Public Health Reports 24 New Deaths and 1,233 New Confirmed Cases of COVID-19 in Los Angeles County
LOS ANGELES:- The Los Angeles County Department of Public Health (Public Health) has confirmed 24 new deaths and 1,233 new cases of COVID-19. To date, Public Health identified 286,183 positive cases of COVID-19 across all areas of L.A. County and a total of 6,834 deaths.
There are 723 people with confirmed cases of COVID-19 currently hospitalized and 27% of these people in the ICU. Testing results are available for more than 2,866,000 individuals with 9% of all people testing positive.
Public Health continues to survey skilled nursing facilities in the County for compliance with mandated COVID-19 testing and reporting of COVID-19 cases and outbreaks. All 341 skilled nursing facilities are conducting weekly testing of residents and staff. For the week of October 3 more than 43,000 COVID-19 tests were completed among staff and residents. That week, a total of 161 new cases of COVID-19 were reported among staff and residents; 71 new cases among residents and 90 new cases among staff. Of the 341 facilities, 233 facilities reported no positive cases.
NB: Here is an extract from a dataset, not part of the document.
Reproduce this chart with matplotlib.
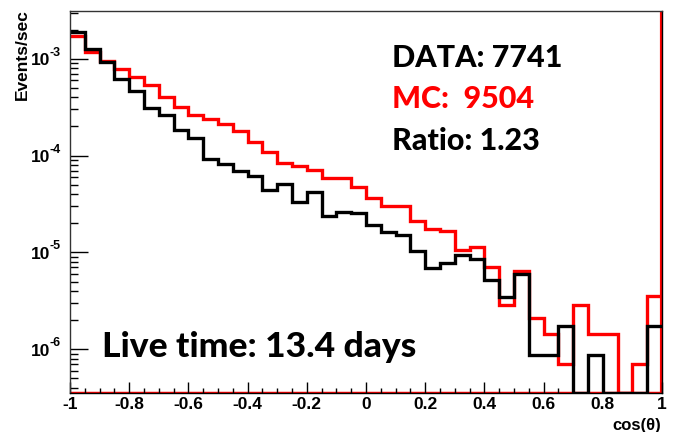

This week, there are 57 new cases among people experiencing homelessness. This includes 31 cases from previous weeks that were newly identified and were included in the new case totals. To date, Public Health has identified 1,889 cases among people experiencing homelessness. There was one new death reported among people experiencing homelessness. To date, 45 people who were experiencing homelessness have passed away from COVID-19.
Flu can be very dangerous and can lead to serious complications and unfortunately, even death. People who are older and people who have underlying health conditions, including residents living in skilled nursing facilities and people experiencing homelessness, are at increased risk. Because influenza and COVID-19 have similar symptoms, testing is the only way to know the cause of illness. Protecting against influenza is important because immunizations and antiviral medications can be offered to prevent spread and mitigate the severity of illness.
Public Health created guidance for skilled nursing facilities in preparation for the flu season during this COVID-19 pandemic. Because flu immunizations are key, Public Health guidance requires facilities to offer flu immunizations to all facility residents. In addition, staff are mandated to receive the flu immunization by a local Health Officer Order. We also recommend skilled-nursing facilities test for influenza in addition to COVID-19 if any staff member or resident develops new respiratory symptoms. During the influenza season, antiviral medications should be given to any skilled-nursing facility resident experiencing flu-like symptoms while they wait for test results.
Immunization is also a priority for reducing transmission of the flu among people experiencing homelessness. Working closely with our partners at the Department of Health Services and Housing for Health, immunizations will be offered at encampments, shelters and other locations, to both residents and staff.
“To the families mourning the loss of a loved one to COVID-19, I send my heartfelt condolences,” said Barbara Ferrer, PhD, MPH, MEd, Director of Public Health. “The steps we are all taking to prevent transmission of COVID-19 also help prevent transmission of influenza. As we’ve seen from countries in the southern hemisphere who have already had their flu season, these actions have been effective in slowing the spread of both viruses, and many have seen fairly mild flu seasons. While we very much hope for the same here in L.A. County and across the United States, we will continue working diligently with our partners to prevent infection and to reduce transmission of the two viruses. We all have tools that work to limit the spread of COVID-19 and flu: wearing face coverings and keeping physical distance of at least 6 feet whenever you are out of your home and around others; frequent handwashing and; avoiding large crowds. For flu, we have the additional tool of a safe and effective vaccine. With everyone doing their part, we reduce illness and we save lives.”
Of the 24 new deaths reported today, two people that passed away were over the age of 80 years old, 13 people who died were between the ages of 65 and 79 years old, seven people who died were between the ages of 50 and 64 years old, and one person who died was between the ages of 30 and 49. Eighteen people who died had underlying health conditions including two people over the age of 80 years old, 13 people between the ages of 65 and 79 years old, and three people between the ages of 50 and 64 years old. One death was reported by the City of Long Beach.
Ninety-three percent of the people who died from COVID-19 had underlying health conditions. Of those who died, information about race and ethnicity is available for 6,430 people (99 percent of the cases reported by Public Health); 51% of deaths occurred among Latino/Latinx residents, 23% among White residents, 14% among Asian residents, 10% among African American/Black residents, less than 1% among Native Hawaiian/Pacific Islander residents and 1% among residents identifying with other races. Upon further investigation, 66 cases and two deaths reported earlier were not L.A. County residents.